Thigpen: Normally, no, we can’t. Many insist we can’t know for sure even that Judas Iscariot was damned, though I find it hard to give any other reasonable interpretation to Jesus’ words that Judas was a “son of perdition” (John 17:12). The Greek term translated here as “perdition” refers in most other New Testament contexts to final and eternal destruction — that is, damnation (e.g., Matthew 7:13; Revelation 17:8, 11; Philippians 1:28; 3:19; 2 Peter 3:7; 2 Thessalonians 2:3). Meanwhile, how could Jesus rightly say of Judas that it would have been better if he had never been born (Matthew 26:24) if Judas ultimately ended up in Heaven? With regard to the visions reported in this book, the accounts suggest that on occasion, God will in fact reveal through a private revelation the damnation of a particular soul. As just one example, the Annals of the Franciscan Missions, cited approvingly by St. Alphonsus Liguori, provides an account of the conversion of the seventeenth-century Franciscan missionary Blessed Richard of St. Ann. Richard reported the apparition of a damned soul who had been his companion in debauchery but had suddenly died right after both young men had visited a prostitute. God permitted the wretched soul to appear to Richard that same night to warn him to repent, lest he, too, be damned.
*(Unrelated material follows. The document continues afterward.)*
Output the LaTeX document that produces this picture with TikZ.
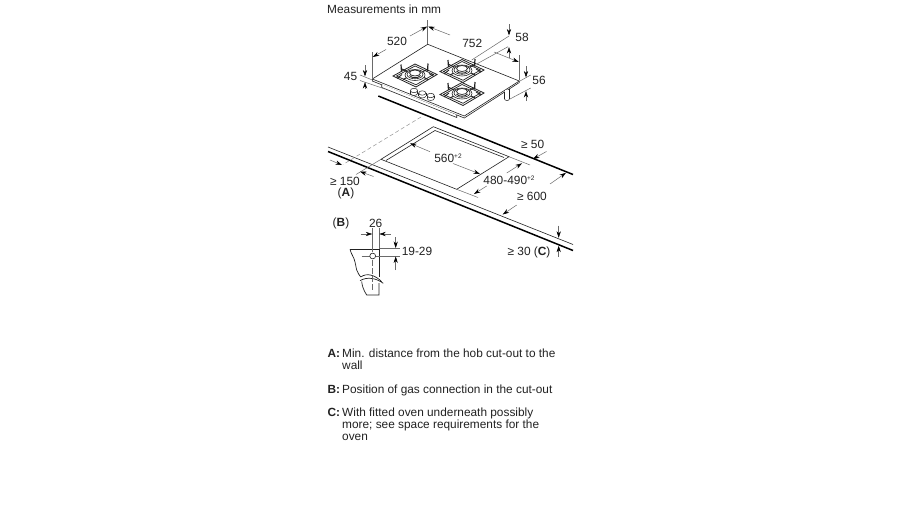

As another example, the book also includes accounts from the sixth-century pope St. Gregory the Great, now recognized as a Father and Doctor of the Church. He describes, without hesitation, several specific individuals known to his contemporaries whose damnation was revealed by God through visions. Some of those visions, he observes, were apparently authenticated by related contemporary events.
Nevertheless, such cases seem to be quite rare, and of course we’re not obliged to accept the authenticity of a private revelation, even claimed by a saint, as we would a biblical account. I think it safe to say that in this life, the eternal destiny of particular damned souls is nearly always hidden from us.
Do you have a favorite of these saints who saw Hell, and if so, for what reason?
My favorite, I think, is little St. Jacinta de Jesus Marto, one of the child visionaries of Fátima. In one of the most celebrated Marian apparitions of all time, Jesus’ mother showed the children a glimpse of Hell, then said to them: “Pray, pray very much, and make sacrifices for sinners, for many souls go to Hell, because there are none to sacrifice themselves and to pray for them.”
Young Jacinta took those words to heart. Her companion visionary Lucia dos Santos later recalled how the child would often fast for lunch and give her food to the sheep she cared for, as a humble sacrifice for the souls in danger of Hell. She would sometimes remain on her knees for hours, praying the prayer Mary had asked them to pray for sinners to repent and be spared damnation, and urging the other children to do the same.
Would that we all prayed as fervently about this matter as she did!
Why would one seek to avoid all occasions of sin? How is it even possible?
Consider this analogy: Why would one seek to avoid all occasions for traffic accidents by driving carefully, even if it may not be possible to avoid all such accidents? We do that because we want to avoid the damage and injury that would come from a collision. And even if we should still collide with another vehicle someday because of our carelessness, that wouldn’t stop us from trying to avoid accidents in the future.
Some of these visions you include of Hell are so graphic, so troubling, so horrific. Why visit then? Why visit Hell, in a sense?
God allows these visions as an act of mercy. Though they are often horrific, they reveal a truth that both charity and justice demand be revealed. It’s something akin to the controversial practice of some pro-life advocates who publicly display gruesome photos of aborted babies. In doing so, they show “pro-choice” advocates what exactly is the despicable horror that is being chosen.
When Jesus preached about Hell (and he did so multiple times), his language, too, was terrifying: unquenchable fire, gnawing worms that never die, weeping and gnashing of teeth. If the merciful Redeemer didn’t spare graphic language in warning of Hell, neither should we.
There is a lot of horror as entertainment in the culture. And, of course, there’s Halloween, which can be Snow White costumes or real gruesome images. Should there be a specifically Christian approach to Halloween?
My family has always preferred to observe, not a playfully frightening Halloween, but instead a spiritually merry All Saints’ Eve, from which the observance gets its name (“All Hallows’ Evening”). We encourage families to host All Saints parties with plenty of treats, with children dressed in costume as their favorite saints. That allows them to enjoy the fun and innocent customs of the season without flirting with the gruesome and macabre themes of the day as typically emphasized in our culture. And it places the focus on Hell’s glorious alternative, Heaven.
Pope Francis talks a lot about mercy, but he also talks about the Devil. What do you make of that?
Well, Jesus Himself talked a lot about mercy, but He also talked about the Devil. Our Lord was demonstrating His great mercy when He performed exorcisms, casting out the Devil and his cohorts so that their victims could be set free from darkness.